The more one looks at the strange twists of the last two games, the one realizes that the series turned on the use of 4 pitchers in the third game. The strategy seemed to work at the time as the Twins' relievers kept them tied with Anaheim, but it unraveled in the ninth as left-handed J.C. Romero remained in the game to pitch to the right-handed Troy Glaus, who quickly untied the game for good. The strategy has severely failed the Twins in the last two games.

Minnesota's strategy and miscues plagued them the entire series and help cause their demise:

In this game A.J. Pierzynski, after apparently plating Dustan Mohr in the second with a single to shallow left, gets himself caught in what may kindly be called a rundown when the throw to the plate is cut off.

Luis Rivas defense early in the game was disconcerting on three separate plays but did not cause any damage o the scoreboard.

Mays gave up two home runs (to Spiezio and Kennedy) on hanging breaking balls to lose the lead without causing some much as a stir in the bullpen. My thought was where is Kyle Lohse-he's a starter who is well rested. Lohse wouldn't appear until the game was out of hand.

Kennedy's third home run was particularly egregious.
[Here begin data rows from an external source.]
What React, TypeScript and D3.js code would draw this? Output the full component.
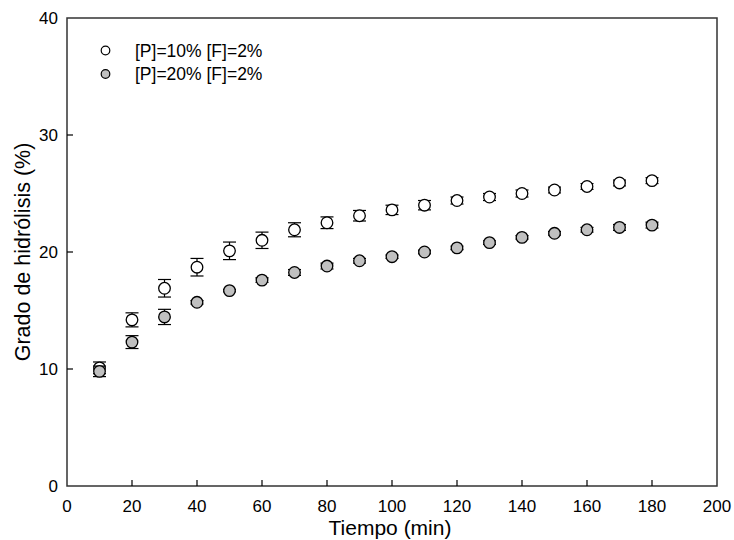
import React from "react";
import * as d3 from "d3";

const times = [10, 20, 30, 40, 50, 60, 70, 80, 90, 100, 110, 120, 130, 140, 150, 160, 170, 180];
const p10Values = [10.1, 14.2, 16.9, 18.7, 20.1, 21.0, 21.9, 22.5, 23.1, 23.6, 24.0, 24.4, 24.7, 25.0, 25.3, 25.6, 25.9, 26.1];
const p10Errors = [0.5, 0.6, 0.75, 0.75, 0.75, 0.7, 0.6, 0.5, 0.45, 0.4, 0.4, 0.3, 0.3, 0.3, 0.25, 0.25, 0.25, 0.25];
const p20Values = [9.8, 12.3, 14.45, 15.7, 16.7, 17.6, 18.25, 18.8, 19.25, 19.6, 20.0, 20.35, 20.8, 21.25, 21.6, 21.9, 22.1, 22.3];
const p20Errors = [0.45, 0.55, 0.65, 0.15, 0.1, 0.2, 0.25, 0.25, 0.2, 0.15, 0.15, 0.15, 0.15, 0.15, 0.15, 0.2, 0.25, 0.25];
const xTicks = [0, 20, 40, 60, 80, 100, 120, 140, 160, 180, 200];
const yTicks = [0, 10, 20, 30, 40];
const legendLabels = ["[P]=10% [F]=2%", "[P]=20% [F]=2%"];

const W = 734;
const H = 540;
const L = 67, R = 717, T = 18, B = 486;
const FONT = "Arial, 'Liberation Sans', sans-serif";

export default function App() {
  const x = d3.scaleLinear().domain([0, 200]).range([L, R]);
  const y = d3.scaleLinear().domain([0, 40]).range([B, T]);
  const series = [
    { values: p10Values, errors: p10Errors, fill: "#ffffff" },
    { values: p20Values, errors: p20Errors, fill: "#c0c0c0" },
  ];
  const cap = 6.5;
  return (
    <svg width={W} height={H} style={{ position: "absolute", left: 0, top: 0, background: "#fff" }}>
      <rect x={0} y={0} width={W} height={H} fill="#fff" />
      <rect x={L} y={T} width={R - L} height={B - T} fill="none" stroke="#333" strokeWidth={1.5} />
      {xTicks.map((t) => (
        <g key={"xt" + t}>
          {t > 0 && t < 200 && <line x1={x(t)} x2={x(t)} y1={B} y2={B - 6} stroke="#000" strokeWidth={1.2} />}
          <text x={x(t)} y={512} fontSize={17} fontFamily={FONT} textAnchor="middle" fill="#000">{t}</text>
        </g>
      ))}
      {yTicks.map((t) => (
        <g key={"yt" + t}>
          {t > 0 && t < 40 && <line x1={L} x2={L + 6} y1={y(t)} y2={y(t)} stroke="#000" strokeWidth={1.2} />}
          <text x={58} y={y(t) + 6} fontSize={17} fontFamily={FONT} textAnchor="end" fill="#000">{t}</text>
        </g>
      ))}
      <text x={(L + R) / 2 - 2} y={535} fontSize={21} fontFamily={FONT} textAnchor="middle" fill="#000">Tiempo (min)</text>
      <text transform={`translate(30, ${(T + B) / 2}) rotate(-90)`} fontSize={21.5} fontFamily={FONT} textAnchor="middle" fill="#000">Grado de hidrólisis (%)</text>
      {series.map((s, si) => (
        <g key={"s" + si}>
          {times.map((t, i) => {
            const cx = x(t);
            const v = s.values[i];
            const e = s.errors[i];
            return (
              <g key={i}>
                <line x1={cx} x2={cx} y1={y(v + e)} y2={y(v - e)} stroke="#000" strokeWidth={1.2} />
                <line x1={cx - cap} x2={cx + cap} y1={y(v + e)} y2={y(v + e)} stroke="#000" strokeWidth={1.2} />
                <line x1={cx - cap} x2={cx + cap} y1={y(v - e)} y2={y(v - e)} stroke="#000" strokeWidth={1.2} />
                <circle cx={cx} cy={y(v)} r={5.8} fill={s.fill} stroke="#000" strokeWidth={1.3} />
              </g>
            );
          })}
        </g>
      ))}
      {legendLabels.map((lab, i) => (
        <g key={"lg" + i}>
          <circle cx={105.5} cy={50.5 + i * 23.5} r={4.3} fill={series[i].fill} stroke="#000" strokeWidth={1.2} />
          <text x={135} y={50.5 + i * 23.5 + 6} fontSize={17.5} fontFamily={FONT} fill="#000">{lab}</text>
        </g>
      ))}
    </svg>
  );
}
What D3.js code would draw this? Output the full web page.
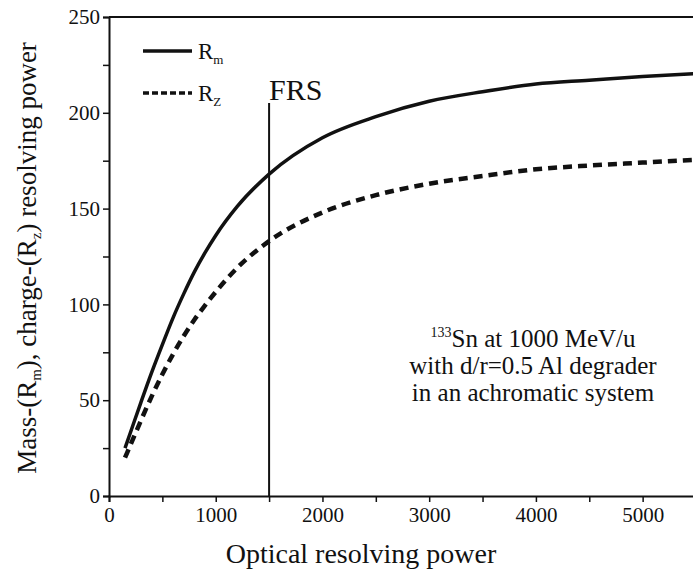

He started out bunting (the Angels trailed 5-3 at that point), fell to 0-2, and then homered on a fat inside breaking ball.

Also, in the disastrous seventh, Romero throw a ball so high I swear I saw it hit the bull, scoring the Angels' ninth run. Wells hit Eckstein to force in the 12th run. And Romero also walked in the seventh run. The Angels scored 10 runs on 10 hits (1 HR and 9 singles), one walk, a wild pitch, a hit batsman, and two strikeouts.

Gardenhire continued to use strategy that had been failing him throughout the series. The relief tandem of Hawkins, Santana, Jackson, and Romero has just not gotten the job done. Kyle Lohse, Bob Wells (who gave up the last run tonight), and closer Eddie Guardado were all available and underused. Terry Fiore was left off the ALCS playoff roster in favor of Wells. If Gardenhire had not intended to use Lohse in long relief (like replacing Mays early), why not bring Fiore for the relief help? Frankly, anyone besides the game five starter should have been used to keep the game close.

Gardenhire also stuck with "the guys who got us here" and lost because of the loyalty. Jacque Jones and Christian Guzman at the top of the order failed to ignite the offense. His one inspired move was to use Dustan Mohr, who has been hot, in right.

Some will say that when his team is not batting and his relief corps is failing, the manager cannot be blamed. It's true that he had somewhat limited options, but it is also true that he did not explore those options thoroughly enough.

The saddest part of the 10-run inning was the look on the Twins faces as the Angels punched singles between or just over defenders. They had just taken a two-run lead exploiting Francisco Rodriguez wildness (a walk and a wild pitch that each scored a run-the Angels may be overusing him or is minor-league wildness may be returning) and lackadaisical stab at the wild pitch by Bengie Molina (his second such play of the game) in the top of the inning.